INSTRUCTION: Begin with the line that contains "Generate a web" and end with the line that contains "const bandLabels = ['0": copy that span of lines exactly, and nothing outside it.

┄┄┄┄┄┄┄┄┄┄

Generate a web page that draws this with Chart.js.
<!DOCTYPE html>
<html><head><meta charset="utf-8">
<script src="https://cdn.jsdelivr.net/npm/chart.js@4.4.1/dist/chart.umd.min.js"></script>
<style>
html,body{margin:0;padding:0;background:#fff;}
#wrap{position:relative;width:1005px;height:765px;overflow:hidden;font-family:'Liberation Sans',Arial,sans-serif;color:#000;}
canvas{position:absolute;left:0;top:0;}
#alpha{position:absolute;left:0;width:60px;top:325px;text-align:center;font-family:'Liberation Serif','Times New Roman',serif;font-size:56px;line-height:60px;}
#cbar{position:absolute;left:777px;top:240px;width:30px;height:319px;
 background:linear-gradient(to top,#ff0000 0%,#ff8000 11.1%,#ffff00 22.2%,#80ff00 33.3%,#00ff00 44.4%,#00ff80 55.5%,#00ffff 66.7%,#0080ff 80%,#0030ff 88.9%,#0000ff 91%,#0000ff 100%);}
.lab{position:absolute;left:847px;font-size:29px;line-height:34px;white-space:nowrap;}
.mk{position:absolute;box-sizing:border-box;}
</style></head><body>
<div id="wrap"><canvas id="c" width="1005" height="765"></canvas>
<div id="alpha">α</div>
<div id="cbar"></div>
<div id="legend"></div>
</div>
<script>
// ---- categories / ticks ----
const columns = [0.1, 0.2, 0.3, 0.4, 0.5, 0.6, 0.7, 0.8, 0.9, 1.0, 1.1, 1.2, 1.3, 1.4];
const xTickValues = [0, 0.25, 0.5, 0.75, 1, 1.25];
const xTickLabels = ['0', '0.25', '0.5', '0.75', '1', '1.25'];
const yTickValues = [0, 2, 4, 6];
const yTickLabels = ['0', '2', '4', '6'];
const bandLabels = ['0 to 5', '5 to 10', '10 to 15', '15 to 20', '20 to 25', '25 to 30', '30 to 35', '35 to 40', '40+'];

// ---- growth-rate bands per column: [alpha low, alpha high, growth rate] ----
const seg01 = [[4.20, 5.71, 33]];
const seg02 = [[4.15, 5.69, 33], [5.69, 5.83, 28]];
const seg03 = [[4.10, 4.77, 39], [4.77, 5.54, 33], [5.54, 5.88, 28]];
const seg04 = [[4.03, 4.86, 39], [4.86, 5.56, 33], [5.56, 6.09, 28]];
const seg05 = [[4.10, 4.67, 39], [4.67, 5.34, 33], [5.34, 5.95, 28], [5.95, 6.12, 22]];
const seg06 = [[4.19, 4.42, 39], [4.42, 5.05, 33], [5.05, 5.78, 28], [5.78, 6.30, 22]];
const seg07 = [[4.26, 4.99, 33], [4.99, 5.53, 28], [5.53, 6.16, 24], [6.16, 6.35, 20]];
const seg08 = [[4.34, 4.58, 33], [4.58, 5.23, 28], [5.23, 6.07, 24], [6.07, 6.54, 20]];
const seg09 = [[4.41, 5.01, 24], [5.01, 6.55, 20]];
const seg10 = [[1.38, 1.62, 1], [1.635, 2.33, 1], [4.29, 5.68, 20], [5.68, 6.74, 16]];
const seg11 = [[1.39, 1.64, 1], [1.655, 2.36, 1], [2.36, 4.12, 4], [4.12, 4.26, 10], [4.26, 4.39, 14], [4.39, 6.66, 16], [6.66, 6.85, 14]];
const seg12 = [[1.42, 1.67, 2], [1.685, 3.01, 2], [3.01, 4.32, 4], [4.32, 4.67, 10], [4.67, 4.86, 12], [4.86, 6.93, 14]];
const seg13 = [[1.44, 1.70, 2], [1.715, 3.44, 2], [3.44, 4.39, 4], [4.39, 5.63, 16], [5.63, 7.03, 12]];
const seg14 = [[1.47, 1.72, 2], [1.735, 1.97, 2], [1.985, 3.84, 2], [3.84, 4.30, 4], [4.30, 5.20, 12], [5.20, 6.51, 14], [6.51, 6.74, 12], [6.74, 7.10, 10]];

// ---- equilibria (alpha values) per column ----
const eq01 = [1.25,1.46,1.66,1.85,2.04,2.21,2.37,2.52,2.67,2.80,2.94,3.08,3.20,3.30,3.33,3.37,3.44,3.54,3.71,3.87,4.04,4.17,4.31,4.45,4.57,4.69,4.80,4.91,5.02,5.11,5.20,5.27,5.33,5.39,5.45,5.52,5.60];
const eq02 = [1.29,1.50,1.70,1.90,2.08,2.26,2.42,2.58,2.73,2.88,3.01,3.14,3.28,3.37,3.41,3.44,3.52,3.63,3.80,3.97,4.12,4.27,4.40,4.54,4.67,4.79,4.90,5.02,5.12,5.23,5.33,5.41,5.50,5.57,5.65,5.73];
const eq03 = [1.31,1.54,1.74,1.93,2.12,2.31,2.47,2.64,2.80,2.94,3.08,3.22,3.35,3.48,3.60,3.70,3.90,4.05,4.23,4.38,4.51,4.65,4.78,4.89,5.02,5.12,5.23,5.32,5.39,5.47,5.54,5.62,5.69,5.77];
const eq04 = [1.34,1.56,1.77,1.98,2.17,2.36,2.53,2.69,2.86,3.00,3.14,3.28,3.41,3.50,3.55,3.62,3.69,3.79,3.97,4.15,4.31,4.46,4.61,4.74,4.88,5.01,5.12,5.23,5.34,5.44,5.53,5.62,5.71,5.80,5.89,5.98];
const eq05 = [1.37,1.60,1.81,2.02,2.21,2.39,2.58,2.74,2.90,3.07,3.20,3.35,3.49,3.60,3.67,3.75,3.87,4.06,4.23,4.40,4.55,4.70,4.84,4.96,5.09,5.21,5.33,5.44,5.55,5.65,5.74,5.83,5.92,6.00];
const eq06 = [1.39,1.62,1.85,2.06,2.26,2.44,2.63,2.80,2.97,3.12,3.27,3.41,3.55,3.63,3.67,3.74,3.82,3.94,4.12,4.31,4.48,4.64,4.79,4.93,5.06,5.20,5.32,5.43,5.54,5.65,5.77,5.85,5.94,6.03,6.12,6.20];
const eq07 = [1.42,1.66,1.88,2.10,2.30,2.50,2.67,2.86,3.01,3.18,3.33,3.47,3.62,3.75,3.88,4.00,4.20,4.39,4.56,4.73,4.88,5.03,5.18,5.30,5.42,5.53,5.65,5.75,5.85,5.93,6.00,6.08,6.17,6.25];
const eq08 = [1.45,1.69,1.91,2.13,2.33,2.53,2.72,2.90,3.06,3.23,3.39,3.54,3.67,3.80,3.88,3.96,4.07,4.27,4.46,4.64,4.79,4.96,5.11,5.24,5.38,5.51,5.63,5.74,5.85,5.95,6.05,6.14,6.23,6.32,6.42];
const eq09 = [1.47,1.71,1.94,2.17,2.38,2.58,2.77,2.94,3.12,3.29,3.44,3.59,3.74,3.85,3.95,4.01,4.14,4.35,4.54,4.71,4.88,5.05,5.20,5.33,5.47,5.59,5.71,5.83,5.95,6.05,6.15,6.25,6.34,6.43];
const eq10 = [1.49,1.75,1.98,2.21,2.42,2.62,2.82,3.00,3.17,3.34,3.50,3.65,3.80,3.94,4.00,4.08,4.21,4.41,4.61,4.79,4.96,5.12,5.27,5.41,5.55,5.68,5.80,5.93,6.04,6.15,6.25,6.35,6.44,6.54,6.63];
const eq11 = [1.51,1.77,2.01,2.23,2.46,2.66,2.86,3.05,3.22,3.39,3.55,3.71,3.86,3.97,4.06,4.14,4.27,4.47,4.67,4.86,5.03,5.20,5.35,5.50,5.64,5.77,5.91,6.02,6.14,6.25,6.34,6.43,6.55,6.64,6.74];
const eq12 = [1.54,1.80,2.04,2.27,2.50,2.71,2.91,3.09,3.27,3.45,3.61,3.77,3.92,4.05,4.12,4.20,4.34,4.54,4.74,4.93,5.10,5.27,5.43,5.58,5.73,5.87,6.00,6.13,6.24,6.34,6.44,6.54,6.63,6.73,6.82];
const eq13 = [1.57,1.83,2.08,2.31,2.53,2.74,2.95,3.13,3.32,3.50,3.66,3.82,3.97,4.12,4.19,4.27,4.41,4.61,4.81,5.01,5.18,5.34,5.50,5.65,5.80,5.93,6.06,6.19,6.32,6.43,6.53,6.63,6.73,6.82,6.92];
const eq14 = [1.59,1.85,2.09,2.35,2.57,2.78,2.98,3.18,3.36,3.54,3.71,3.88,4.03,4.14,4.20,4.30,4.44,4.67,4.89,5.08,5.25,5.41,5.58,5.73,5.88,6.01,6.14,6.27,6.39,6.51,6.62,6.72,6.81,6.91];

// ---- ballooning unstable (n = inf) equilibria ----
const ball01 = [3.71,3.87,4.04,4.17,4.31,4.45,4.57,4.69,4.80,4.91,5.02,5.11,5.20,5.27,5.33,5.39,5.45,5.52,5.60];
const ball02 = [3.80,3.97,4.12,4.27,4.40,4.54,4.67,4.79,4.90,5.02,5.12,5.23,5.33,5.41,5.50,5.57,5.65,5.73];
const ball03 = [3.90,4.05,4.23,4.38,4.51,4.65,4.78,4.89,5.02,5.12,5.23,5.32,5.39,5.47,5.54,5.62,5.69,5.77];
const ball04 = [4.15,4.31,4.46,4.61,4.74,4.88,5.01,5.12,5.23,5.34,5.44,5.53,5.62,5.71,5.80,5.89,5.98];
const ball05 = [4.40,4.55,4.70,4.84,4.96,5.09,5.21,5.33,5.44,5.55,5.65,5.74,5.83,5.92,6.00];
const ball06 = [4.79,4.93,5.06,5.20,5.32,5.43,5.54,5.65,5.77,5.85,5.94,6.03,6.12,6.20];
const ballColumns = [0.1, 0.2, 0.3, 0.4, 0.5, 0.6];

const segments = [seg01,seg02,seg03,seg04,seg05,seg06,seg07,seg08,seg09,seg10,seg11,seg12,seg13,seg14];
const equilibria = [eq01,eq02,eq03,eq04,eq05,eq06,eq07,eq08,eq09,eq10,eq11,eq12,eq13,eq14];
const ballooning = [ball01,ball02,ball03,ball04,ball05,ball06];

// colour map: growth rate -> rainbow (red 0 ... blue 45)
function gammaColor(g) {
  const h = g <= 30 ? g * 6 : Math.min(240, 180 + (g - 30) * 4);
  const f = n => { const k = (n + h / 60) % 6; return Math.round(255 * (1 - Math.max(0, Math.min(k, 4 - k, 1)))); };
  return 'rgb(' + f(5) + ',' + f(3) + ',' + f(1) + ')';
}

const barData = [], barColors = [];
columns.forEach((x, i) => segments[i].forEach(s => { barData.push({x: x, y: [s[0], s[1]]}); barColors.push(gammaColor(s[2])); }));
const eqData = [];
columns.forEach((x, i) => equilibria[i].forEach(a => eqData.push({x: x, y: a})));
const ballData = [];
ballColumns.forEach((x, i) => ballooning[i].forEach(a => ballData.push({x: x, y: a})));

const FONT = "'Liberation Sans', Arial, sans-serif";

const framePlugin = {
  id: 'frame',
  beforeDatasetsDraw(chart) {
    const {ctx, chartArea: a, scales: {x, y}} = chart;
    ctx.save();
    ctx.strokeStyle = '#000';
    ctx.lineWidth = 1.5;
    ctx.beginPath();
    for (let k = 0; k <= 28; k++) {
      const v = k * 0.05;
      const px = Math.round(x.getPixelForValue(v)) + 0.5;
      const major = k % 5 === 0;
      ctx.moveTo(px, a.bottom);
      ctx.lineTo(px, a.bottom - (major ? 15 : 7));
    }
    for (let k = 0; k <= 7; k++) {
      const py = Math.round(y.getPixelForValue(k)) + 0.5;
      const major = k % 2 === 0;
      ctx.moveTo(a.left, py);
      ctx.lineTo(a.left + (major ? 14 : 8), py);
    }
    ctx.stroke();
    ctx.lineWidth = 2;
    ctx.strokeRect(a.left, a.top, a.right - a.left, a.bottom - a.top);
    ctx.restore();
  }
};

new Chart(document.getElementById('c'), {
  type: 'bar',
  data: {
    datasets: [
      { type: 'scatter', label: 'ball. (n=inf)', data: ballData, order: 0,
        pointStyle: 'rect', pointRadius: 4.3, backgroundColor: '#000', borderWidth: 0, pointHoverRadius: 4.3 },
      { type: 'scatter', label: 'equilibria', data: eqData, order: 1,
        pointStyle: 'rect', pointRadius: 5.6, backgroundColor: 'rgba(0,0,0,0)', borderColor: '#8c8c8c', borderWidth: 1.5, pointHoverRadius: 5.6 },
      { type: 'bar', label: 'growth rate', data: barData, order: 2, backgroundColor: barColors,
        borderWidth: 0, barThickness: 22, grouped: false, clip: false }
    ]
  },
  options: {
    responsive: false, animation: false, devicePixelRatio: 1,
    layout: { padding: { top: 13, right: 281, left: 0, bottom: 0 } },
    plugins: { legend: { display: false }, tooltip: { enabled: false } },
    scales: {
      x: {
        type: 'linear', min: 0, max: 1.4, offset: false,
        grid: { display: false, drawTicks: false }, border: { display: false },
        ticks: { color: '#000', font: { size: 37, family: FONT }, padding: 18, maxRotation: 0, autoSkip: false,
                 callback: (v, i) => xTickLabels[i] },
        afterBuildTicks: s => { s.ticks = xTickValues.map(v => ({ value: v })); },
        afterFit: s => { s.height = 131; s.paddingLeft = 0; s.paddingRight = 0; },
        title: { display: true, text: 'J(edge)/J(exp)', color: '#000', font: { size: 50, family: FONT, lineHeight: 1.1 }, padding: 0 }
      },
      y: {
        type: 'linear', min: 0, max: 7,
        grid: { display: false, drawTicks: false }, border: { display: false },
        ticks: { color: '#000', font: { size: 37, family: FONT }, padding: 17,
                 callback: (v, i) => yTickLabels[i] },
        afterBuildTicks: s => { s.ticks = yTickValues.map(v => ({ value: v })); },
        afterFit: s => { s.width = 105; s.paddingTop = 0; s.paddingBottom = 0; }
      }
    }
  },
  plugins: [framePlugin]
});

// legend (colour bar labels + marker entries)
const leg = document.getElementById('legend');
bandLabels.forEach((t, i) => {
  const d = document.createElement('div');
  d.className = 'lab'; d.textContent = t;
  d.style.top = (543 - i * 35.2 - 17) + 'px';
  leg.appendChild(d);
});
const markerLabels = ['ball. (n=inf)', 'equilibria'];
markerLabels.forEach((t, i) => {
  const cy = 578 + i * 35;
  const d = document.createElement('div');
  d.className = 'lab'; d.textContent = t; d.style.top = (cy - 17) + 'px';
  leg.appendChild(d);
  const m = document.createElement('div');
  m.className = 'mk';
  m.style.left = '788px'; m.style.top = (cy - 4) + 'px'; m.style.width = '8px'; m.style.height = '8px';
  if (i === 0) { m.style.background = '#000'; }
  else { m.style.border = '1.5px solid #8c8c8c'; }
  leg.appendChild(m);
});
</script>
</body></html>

┄┄┄┄┄┄┄┄┄┄

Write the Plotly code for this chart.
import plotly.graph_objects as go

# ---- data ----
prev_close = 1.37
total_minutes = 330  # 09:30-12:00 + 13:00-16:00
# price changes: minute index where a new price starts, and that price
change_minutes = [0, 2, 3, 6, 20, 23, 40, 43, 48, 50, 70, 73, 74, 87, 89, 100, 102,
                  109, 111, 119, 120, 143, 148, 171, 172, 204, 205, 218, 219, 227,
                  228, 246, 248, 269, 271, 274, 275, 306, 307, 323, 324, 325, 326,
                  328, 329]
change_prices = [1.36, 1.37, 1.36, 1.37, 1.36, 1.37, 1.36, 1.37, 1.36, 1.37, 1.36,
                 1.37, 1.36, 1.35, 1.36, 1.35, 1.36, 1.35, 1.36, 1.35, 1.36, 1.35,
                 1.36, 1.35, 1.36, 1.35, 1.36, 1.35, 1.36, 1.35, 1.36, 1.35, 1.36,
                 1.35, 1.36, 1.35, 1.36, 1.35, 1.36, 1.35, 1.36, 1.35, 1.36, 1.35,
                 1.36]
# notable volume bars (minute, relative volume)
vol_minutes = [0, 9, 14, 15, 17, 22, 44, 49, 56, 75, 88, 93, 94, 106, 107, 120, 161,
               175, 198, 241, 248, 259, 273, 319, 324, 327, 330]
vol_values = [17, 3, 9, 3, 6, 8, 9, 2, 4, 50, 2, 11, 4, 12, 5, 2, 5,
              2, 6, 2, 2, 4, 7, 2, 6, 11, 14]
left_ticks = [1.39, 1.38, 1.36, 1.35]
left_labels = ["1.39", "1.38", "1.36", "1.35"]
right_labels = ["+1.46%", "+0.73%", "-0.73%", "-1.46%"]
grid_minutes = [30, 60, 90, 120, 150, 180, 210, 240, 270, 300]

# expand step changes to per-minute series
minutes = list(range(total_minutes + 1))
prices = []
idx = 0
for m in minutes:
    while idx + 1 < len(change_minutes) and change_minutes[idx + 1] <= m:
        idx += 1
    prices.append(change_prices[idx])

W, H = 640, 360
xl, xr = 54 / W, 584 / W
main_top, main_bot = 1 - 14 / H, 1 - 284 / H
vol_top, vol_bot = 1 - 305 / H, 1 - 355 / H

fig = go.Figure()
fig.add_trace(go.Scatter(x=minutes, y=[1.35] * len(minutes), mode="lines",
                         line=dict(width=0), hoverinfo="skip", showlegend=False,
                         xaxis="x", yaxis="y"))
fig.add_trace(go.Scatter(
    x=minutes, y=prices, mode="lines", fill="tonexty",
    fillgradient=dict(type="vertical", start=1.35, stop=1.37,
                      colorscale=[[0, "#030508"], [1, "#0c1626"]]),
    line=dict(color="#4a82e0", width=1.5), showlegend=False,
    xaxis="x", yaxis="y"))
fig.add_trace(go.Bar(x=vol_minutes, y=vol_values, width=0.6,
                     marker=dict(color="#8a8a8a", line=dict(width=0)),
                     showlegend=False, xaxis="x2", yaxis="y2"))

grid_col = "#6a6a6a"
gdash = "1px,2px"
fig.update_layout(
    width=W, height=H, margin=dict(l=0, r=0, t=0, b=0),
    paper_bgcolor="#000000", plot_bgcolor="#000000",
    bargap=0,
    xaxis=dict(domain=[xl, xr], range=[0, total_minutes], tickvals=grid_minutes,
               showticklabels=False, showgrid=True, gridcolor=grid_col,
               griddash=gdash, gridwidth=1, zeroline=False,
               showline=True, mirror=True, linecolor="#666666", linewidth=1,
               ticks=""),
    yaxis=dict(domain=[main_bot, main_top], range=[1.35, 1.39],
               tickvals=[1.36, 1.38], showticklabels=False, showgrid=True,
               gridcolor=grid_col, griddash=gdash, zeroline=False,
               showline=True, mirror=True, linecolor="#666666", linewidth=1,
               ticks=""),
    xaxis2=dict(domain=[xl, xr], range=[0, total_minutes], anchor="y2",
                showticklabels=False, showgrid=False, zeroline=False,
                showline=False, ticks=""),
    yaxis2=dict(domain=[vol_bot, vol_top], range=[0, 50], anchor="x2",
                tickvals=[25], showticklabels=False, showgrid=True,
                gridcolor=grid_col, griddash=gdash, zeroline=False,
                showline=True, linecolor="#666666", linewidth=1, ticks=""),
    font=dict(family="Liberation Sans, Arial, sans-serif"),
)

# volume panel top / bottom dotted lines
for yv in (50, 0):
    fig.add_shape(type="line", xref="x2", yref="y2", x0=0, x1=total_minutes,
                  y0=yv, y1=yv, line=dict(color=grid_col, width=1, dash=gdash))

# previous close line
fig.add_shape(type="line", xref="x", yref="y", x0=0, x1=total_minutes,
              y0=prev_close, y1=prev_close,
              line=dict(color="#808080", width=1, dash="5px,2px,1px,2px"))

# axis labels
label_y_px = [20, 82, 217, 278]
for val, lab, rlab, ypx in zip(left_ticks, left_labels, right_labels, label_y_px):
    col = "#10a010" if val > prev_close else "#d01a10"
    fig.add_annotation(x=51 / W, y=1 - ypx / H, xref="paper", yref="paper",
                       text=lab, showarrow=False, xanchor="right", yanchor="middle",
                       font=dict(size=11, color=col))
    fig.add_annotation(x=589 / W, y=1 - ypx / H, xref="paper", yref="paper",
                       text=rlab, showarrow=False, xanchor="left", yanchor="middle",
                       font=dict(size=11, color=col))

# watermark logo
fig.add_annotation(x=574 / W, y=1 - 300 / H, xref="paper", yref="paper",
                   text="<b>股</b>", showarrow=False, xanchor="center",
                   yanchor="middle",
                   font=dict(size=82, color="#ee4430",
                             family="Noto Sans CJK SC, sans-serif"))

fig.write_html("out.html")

┄┄┄┄┄┄┄┄┄┄

SOLUTION BELOW:
Generate a web page that draws this with Chart.js.
<!DOCTYPE html>
<html><head><meta charset="utf-8">
<script src="https://cdn.jsdelivr.net/npm/chart.js@4.4.1/dist/chart.umd.min.js"></script>
<style>
html,body{margin:0;padding:0;background:#fff;}
#wrap{position:relative;width:1005px;height:765px;overflow:hidden;font-family:'Liberation Sans',Arial,sans-serif;color:#000;}
canvas{position:absolute;left:0;top:0;}
#alpha{position:absolute;left:0;width:60px;top:325px;text-align:center;font-family:'Liberation Serif','Times New Roman',serif;font-size:56px;line-height:60px;}
#cbar{position:absolute;left:777px;top:240px;width:30px;height:319px;
 background:linear-gradient(to top,#ff0000 0%,#ff8000 11.1%,#ffff00 22.2%,#80ff00 33.3%,#00ff00 44.4%,#00ff80 55.5%,#00ffff 66.7%,#0080ff 80%,#0030ff 88.9%,#0000ff 91%,#0000ff 100%);}
.lab{position:absolute;left:847px;font-size:29px;line-height:34px;white-space:nowrap;}
.mk{position:absolute;box-sizing:border-box;}
</style></head><body>
<div id="wrap"><canvas id="c" width="1005" height="765"></canvas>
<div id="alpha">α</div>
<div id="cbar"></div>
<div id="legend"></div>
</div>
<script>
// ---- categories / ticks ----
const columns = [0.1, 0.2, 0.3, 0.4, 0.5, 0.6, 0.7, 0.8, 0.9, 1.0, 1.1, 1.2, 1.3, 1.4];
const xTickValues = [0, 0.25, 0.5, 0.75, 1, 1.25];
const xTickLabels = ['0', '0.25', '0.5', '0.75', '1', '1.25'];
const yTickValues = [0, 2, 4, 6];
const yTickLabels = ['0', '2', '4', '6'];
const bandLabels = ['0 to 5', '5 to 10', '10 to 15', '15 to 20', '20 to 25', '25 to 30', '30 to 35', '35 to 40', '40+'];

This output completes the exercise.